Ailsa had trouble finding a free spot to park her towel on a Seattle beach this week since everyone had gone there to catch some rays. Sometimes on the beaches of south-east New South Wales we, too, have to look carefully for a nice piece of sand to plop onto without flattening the pointillist art of tiny crabs, the fine wet sand balls surrounding their homes.

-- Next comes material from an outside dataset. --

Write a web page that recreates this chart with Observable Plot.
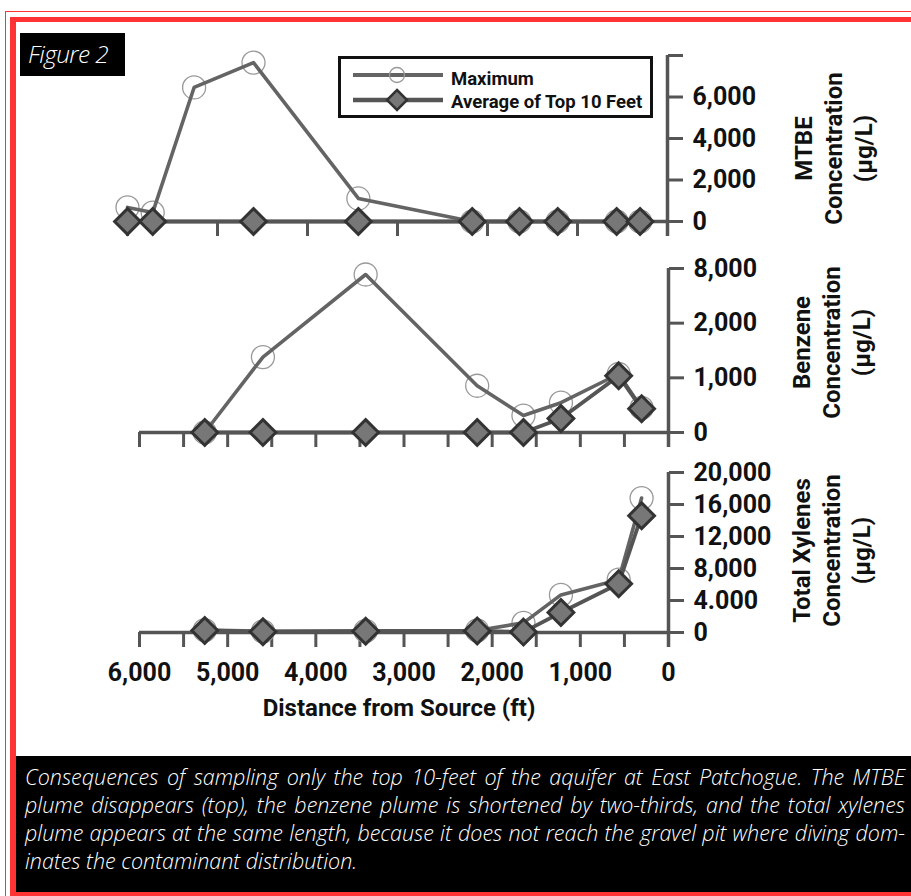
<!DOCTYPE html>
<html>
<head>
<meta charset="utf-8">
<script src="https://cdn.jsdelivr.net/npm/d3@7"></script>
<script src="https://cdn.jsdelivr.net/npm/@observablehq/plot@0.6"></script>
<style>
  html, body { margin: 0; padding: 0; background: #fff; overflow: hidden; }
  #root { position: relative; width: 911px; height: 896px; overflow: hidden; background: #fff; font-family: Roboto, "Liberation Sans", Arial, sans-serif; }
  .frame-thin { position: absolute; left: 5px; top: 11px; width: 1200px; height: 1200px; border: 1.5px solid #ff3333; box-sizing: border-box; }
  .frame-thick { position: absolute; left: 10px; top: 17px; width: 1200px; height: 879px; border-style: solid; border-color: #ff3333; border-width: 5px 0 4px 6px; box-sizing: border-box; background: #fff; }
  .fig { position: absolute; left: 20px; top: 33px; width: 105px; height: 43px; background: #000; color: #fff; font-family: "Open Sans", sans-serif; font-style: italic; font-weight: 300; font-size: 24.5px; letter-spacing: -0.6px; line-height: 42px; padding-left: 8px; box-sizing: border-box; white-space: nowrap; }
  .caption { position: absolute; left: 16px; top: 756px; width: 1000px; height: 136px; background: #000; color: #fff; padding: 7px 0 0 9px; box-sizing: border-box; font-family: "Open Sans", sans-serif; font-style: italic; font-weight: 300; font-size: 21.5px; line-height: 28px; }
  .caption div { width: 880px; white-space: nowrap; text-align: justify; text-align-last: justify; }
  .caption div.last { text-align-last: left; }
  .panel { position: absolute; left: 0; }
  .legend { position: absolute; left: 338px; top: 56px; }
</style>
</head>
<body>
<div id="root">
  <div class="frame-thin"></div>
  <div class="frame-thick"></div>
  <div class="fig" id="fig"></div>
  <div class="caption" id="caption"></div>
</div>
<script>
// ---------------- data ----------------
const figureLabel = "Figure 2";
const seriesNames = ["Maximum", "Average of Top 10 Feet"];
const distanceFt = [6000, 5720, 5260, 4600, 3435, 2170, 1645, 1220, 565, 305];

const mtbeMax = [680, 430, 6460, 7660, 1110, 0, 0, 0, 0, 0];
const mtbeAvg = [0, 0, null, 0, 0, 0, 0, 0, 0, 0];
const benzeneMax = [null, null, 0, 1380, 2890, 855, 310, 545, 1070, 450];
const benzeneAvg = [null, null, 0, 0, 0, 0, 0, 255, 1036, 436];
const xylenesMax = [null, null, 300, 150, 200, 250, 1200, 4700, 6600, 16800];
const xylenesAvg = [null, null, 250, 100, 150, 200, 50, 2500, 6100, 14600];

const mtbeTicks = [0, 2000, 4000, 6000, 8000];
const mtbeTickLabels = ["0", "2,000", "4,000", "6,000", ""];
const benzeneTicks = [0, 1000, 2000, 3000];
const benzeneTickLabels = ["0", "1,000", "2,000", "8,000"];
const xylenesTicks = [0, 4000, 8000, 12000, 16000, 20000];
const xylenesTickLabels = ["0", "4.000", "8,000", "12,000", "16,000", "20,000"];

const distanceTicksMajor = [6000, 5000, 4000, 3000, 2000, 1000, 0];
const distanceTickLabels = ["6,000", "5,000", "4,000", "3,000", "2,000", "1,000", "0"];
const distanceTicksMinor = [6000, 5500, 5000, 4500, 4000, 3500, 3000, 2500, 2000, 1500, 1000, 500, 0];

const yTitles = ["MTBE\nConcentration\n(µg/L)", "Benzene\nConcentration\n(µg/L)", "Total Xylenes\nConcentration\n(µg/L)"];
const xTitle = "Distance from Source (ft)";

const captionLines = [
  "Consequences of sampling only the top 10-feet of the aquifer at East Patchogue. The MTBE",
  "plume disappears (top), the benzene plume is shortened by two-thirds, and the total xylenes",
  "plume appears at the same length, because it does not reach the gravel pit where diving dom-",
  "inates the contaminant distribution."
];

// ---------------- styles ----------------
const AXIS = "#555";
const MAXLINE = "#646464";
const FONT = "Roboto, 'Liberation Sans', Arial, sans-serif";

function panel(cfg) {
  const rows = distanceFt.map((d, i) => ({d, max: cfg.max[i], avg: cfg.avg[i]}));
  const maxRows = rows.filter(r => r.max != null);
  const avgRows = rows.filter(r => r.avg != null);
  const marks = [
    Plot.ruleY([0], {stroke: AXIS, strokeWidth: 3.5}),
    Plot.axisX({ticks: cfg.xTicks, tickSize: 15, tickFormat: () => "", stroke: AXIS, strokeWidth: 3, label: null}),
    Plot.ruleX([0], {stroke: AXIS, strokeWidth: 3.5, insetBottom: -15}),
    Plot.axisY({anchor: "right", ticks: cfg.yTicks, tickSize: 15, tickFormat: () => "", stroke: AXIS, strokeWidth: 3, label: null}),
    Plot.axisY({anchor: "right", ticks: cfg.yTicks, tickSize: 0, tickPadding: 25,
      tickFormat: v => cfg.yLabels[cfg.yTicks.indexOf(v)], fill: "#111", fontSize: 25, fontWeight: "bold", label: null}),
    Plot.dot(maxRows, {x: "d", y: "max", r: 11.5, stroke: "#999", strokeWidth: 1.3, fill: "none"}),
    Plot.line(maxRows, {x: "d", y: "max", stroke: MAXLINE, strokeWidth: 3.6}),
    Plot.line(avgRows, {x: "d", y: "avg", stroke: AXIS, strokeWidth: 3.8}),
    Plot.dot(avgRows, {x: "d", y: "avg", r: 11.6, symbol: "diamond2", stroke: "#333", strokeWidth: 3, fill: "#777"}),
    Plot.text([cfg.title], {text: d => d, frameAnchor: "right", dx: cfg.titleDx, dy: cfg.titleDy, rotate: -90,
      textAnchor: "middle", lineAnchor: "middle", lineHeight: 1.25, fontSize: 24, fontWeight: "bold", fill: "#111"})
  ];
  if (cfg.xLabels) {
    marks.push(Plot.axisX({ticks: distanceTicksMajor, tickSize: 0, tickPadding: 31,
      tickFormat: v => distanceTickLabels[distanceTicksMajor.indexOf(v)], fill: "#111", fontSize: 25, fontWeight: "bold", label: null}));
    marks.push(Plot.text([xTitle], {text: d => d, frameAnchor: "bottom", dx: -5, dy: 76, lineAnchor: "middle",
      fontSize: 24, fontWeight: "bold", fill: "#111"}));
  }
  const svg = Plot.plot({
    width: 911,
    height: cfg.height,
    marginTop: cfg.mt, marginBottom: cfg.mb, marginLeft: cfg.ml, marginRight: cfg.mr,
    x: {domain: [6000, 0]},
    y: {domain: cfg.yDomain},
    style: {background: "transparent", overflow: "visible", fontFamily: FONT},
    marks
  });
  svg.classList.add("panel");
  svg.style.position = "absolute";
  svg.style.top = cfg.top + "px";
  svg.style.left = "0px";
  return svg;
}

const root = document.getElementById("root");
root.appendChild(panel({top: 40, height: 200, mt: 15, mb: 19, ml: 127, mr: 244, yDomain: [0, 8000],
  max: mtbeMax, avg: mtbeAvg, yTicks: mtbeTicks, yLabels: mtbeTickLabels, xTicks: distanceTicksMajor,
  title: yTitles[0], titleDx: 165, titleDy: 10}));
root.appendChild(panel({top: 245, height: 205, mt: 23, mb: 18, ml: 139, mr: 243, yDomain: [0, 3000],
  max: benzeneMax, avg: benzeneAvg, yTicks: benzeneTicks, yLabels: benzeneTickLabels, xTicks: distanceTicksMinor,
  title: yTitles[1], titleDx: 162, titleDy: -8}));
root.appendChild(panel({top: 450, height: 280, mt: 22, mb: 98, ml: 139, mr: 243, yDomain: [0, 20000],
  max: xylenesMax, avg: xylenesAvg, yTicks: xylenesTicks, yLabels: xylenesTickLabels, xTicks: distanceTicksMinor,
  title: yTitles[2], titleDx: 162, titleDy: -2, xLabels: true}));

// legend
const lg = d3.create("svg").attr("class", "legend").attr("width", 316).attr("height", 63);
lg.append("rect").attr("x", 1.5).attr("y", 1.5).attr("width", 312).attr("height", 59)
  .attr("fill", "#fff").attr("stroke", "#111").attr("stroke-width", 3);
seriesNames.forEach((name, i) => {
  const y = i === 0 ? 19 : 44;
  lg.append("line").attr("x1", 15).attr("x2", 105).attr("y1", y).attr("y2", y)
    .attr("stroke", i === 0 ? MAXLINE : AXIS).attr("stroke-width", i === 0 ? 4 : 4.5);
  if (i === 0) {
    lg.append("circle").attr("cx", 59).attr("cy", y).attr("r", 7.5).attr("fill", "none").attr("stroke", "#999").attr("stroke-width", 1.3);
  } else {
    lg.append("path").attr("transform", `translate(59,${y})`).attr("d", d3.symbol(d3.symbolDiamond2, 255)())
      .attr("fill", "#777").attr("stroke", "#333").attr("stroke-width", 2.5);
  }
  lg.append("text").attr("x", 113).attr("y", i === 0 ? 29 : 52).text(name)
    .attr("font-family", FONT).attr("font-weight", "bold").attr("font-size", 18.5).attr("fill", "#111");
});
lg.node().style.position = "absolute";
root.appendChild(lg.node());

document.getElementById("fig").textContent = figureLabel;
const cap = document.getElementById("caption");
captionLines.forEach((t, i) => {
  const div = document.createElement("div");
  div.textContent = t;
  if (i === captionLines.length - 1) div.className = "last";
  cap.appendChild(div);
});
</script>
</body>
</html>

This past week I found a couple of beaches here in France that were empty of people and crabs, despite lovely warm weather. I’d like to see the crabs that could roll this gravel into balls:
I was disappointed that I had to keep my shoes on, something I never do back home; it wasn’t only the gravel that bothered me (which might in fact be good for smoothing the feet), but the litter also put me off. I’ve been told the authorities clean the beaches every day in summer, but it is yet spring… On the other hand, it was something special to sit looking across the top of the flat Mediterranean Sea instead of down over the huge rolling waves of the Pacific Ocean. I’ve often thought of those waves as an analogy for life, comforted by their continual rolling and crashing that no human disaster can prevent, but if I’d grown up here beside this waveless body of water, I would’ve looked at life differently.
France is beautiful, almost everywhere, but her beaches have not stolen my heart; it still belongs to the long, white, squeaky sand beaches, often deserted (except for crabs), around the Australian coastline.